The Termatière cooperative project has been under development for a year already, with turbulences and accelerations. Time for a first assessment for our maker columnist, and now start-uper in bio-sourced materials.
My motivation has not changed: creating with Termatière a social and solidarity company specialized in the upcycling of agricultural waste into 100% bio-sourced local materials, with a view to allow for a circular economy dynamic, by creating added value on the territory from raw materials that already exist but are scarcely, not, or badly upcycled.
Things are progressing… at their own pace
A year a go, I started this column dying with impatience to get to the “heart of the matter” (the development of my samples of tinkered materials), although I barely had one toe within the incubator of Montpellier SupAgro.

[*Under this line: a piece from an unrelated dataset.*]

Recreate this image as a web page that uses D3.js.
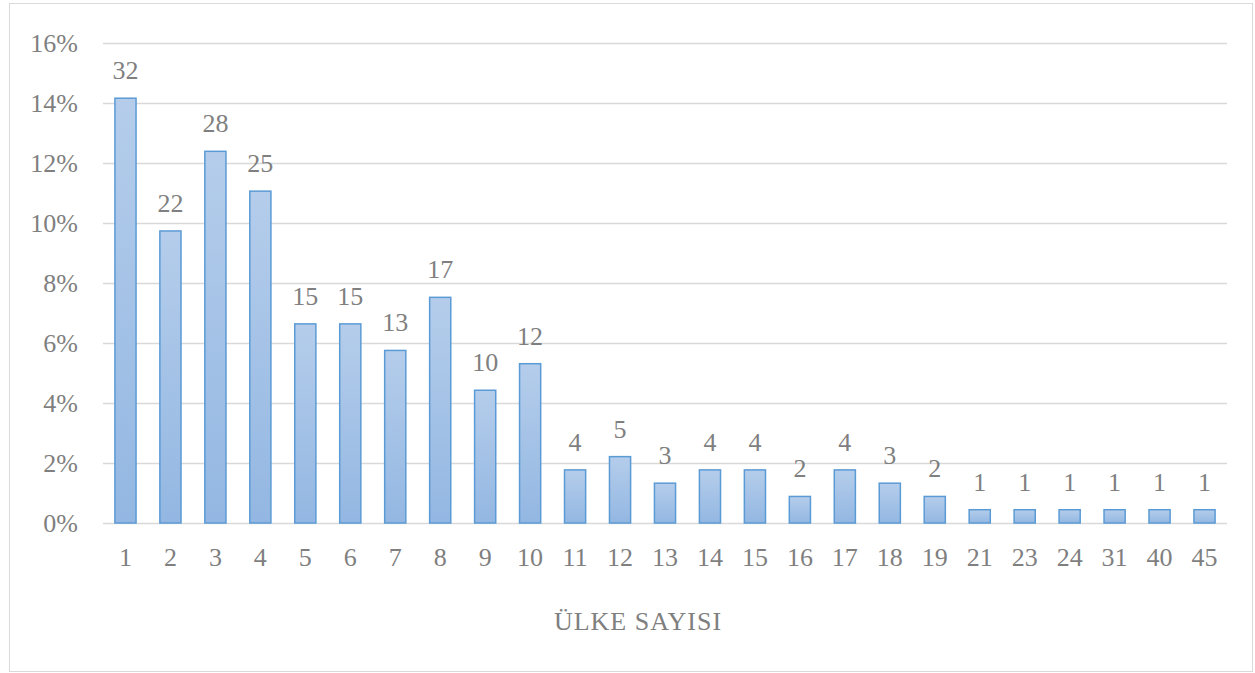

I already saw myself shredding vine shoots and removing my trials of composite materials from the mold, with a team of joyful scientists contributing to the project. I was foreseeing spring and summer in the lab then September in a lab sawing, nailing and carving my prototype wine cases made from MDF of vine shoots upcycled in this way. I had a road map. A map that is ongoing, of course, but with a temporality that I had greatly underestimated.
Because working in “lab” mode is different from working with a “laboratory”. Although the approaches complement each other, operations show a completely different reality. I first had to encounter an economic reality. Mustering a research team is not free. It isn’t so much the lack of will to contribute for nothing, but the use of specific machines and the time spent on the project by expert minds on the subject have a cost.
Following an estimate of the necessary means (as a minimum) and the people resources to muster for the Research & Development phase, starting with the development of the exact recipe for the vine shoot fiberboard, I embarked on the the research for the initial funding. But in order to benefit from the regional subsidies I was aiming for, the business plan needed to be clarified: philosophy and trade of Termatière, studied and recognized market, offers formulated, profitability indicators, canvassed partners, expected turnover over three years, etc.
Getting down to the nitty-gritty of things is time consuming since it requires constant perspective and time spent in the field, studying the market and identifying the interests of all, without losing sight of the initial utopia. I made the choice of taking part in competitions to continuously submit Termatière to constructive criticism, but also to replenish the kitty. Which worked pretty well. These won competitions allowed me to increase my own funds to be in a position to ask for the upper limits of subsidies.
With hindsight, I sometimes have the feeling that certain phases could have been carried out more rapidly, but when you are a beginner, you don’t necessarily grasp the degree of urgency of certain stages. I launched the market study without having a price estimate of my bio-sourced wine case. Which sometimes lead to meetings that came down to: “This is interesting. Let’s wait and see. It’s expensive, isn’t it?”
For a time, I was afraid I did it too early, but it was what enabled to approve the process of the project, to redefine the activities of Termatière and better understand client needs. The wine case, custom-made finished product, will therefore be developed consistently with the comments and expectations of our target customer base segment.
Morality: do not wait for the model or prototype to submit your project. Having the idea approved is fundamental, all the more so to make future clients contribute and involve them in the design of the product. And feeling the support those primarily concerned by the project is really great!
Because if the maker carries out DIY for herself or for friends, the entrepreneur must ensure she satisfies an existing need! When I started to produce my materials from viticulture waste, it was at first for my pleasure and an urge to learn by experimentation…
Great reorganization of the project last December! With Stéphane de Lacroix, “my” agricultural engineer, we went on holiday, our minds a little shaken by the last pivots of Termatière. We left the project to rest to meet again in the new year, more than ever at ease with the 2016 version of the project. Neither he or myself want to have a career in wine packaging products to become resellers of wine cases by hundreds of millions each year…
The activity has focused on the design and development of 100% bio-sourced local materials and the design of custom-made products, only on request. It is no longer a matter (at least for the moment!) of mass producing a finished product. The idea is to develop a catalog of bio-sourced local materials rather than a catalog of finished products. Objective for January: go on the field to confirm the market with distributors of local materials and with the great châteaux interested by custom-made wine cases made from our new materials.
Make or break
The next six months will be decisive for Termatière. The Research & Development stage in the laboratory, long-awaited, begins early March, for three months. The researchers are confident about the technical feasibility of our “vine shoot MDF” but the biggest challenge is still to come: find the right partners to get past the test-tube phase and carry out a technology transfer.
This stage is critical in terms of costs but also in terms of technical know-how. In order to anticipate, the preparation of the laboratory involves canvassing the manufacturers of the region to understand their action thresholds and adapt ourselves to their constraints in the development of the MDF recipe by Termatière and its production process.
We must co-write material specifications and a very precise R&D program since the time scale of a researcher is not the same as that of a maker-entrepreneur. Three months go by pretty fast. And so does a year incidentally!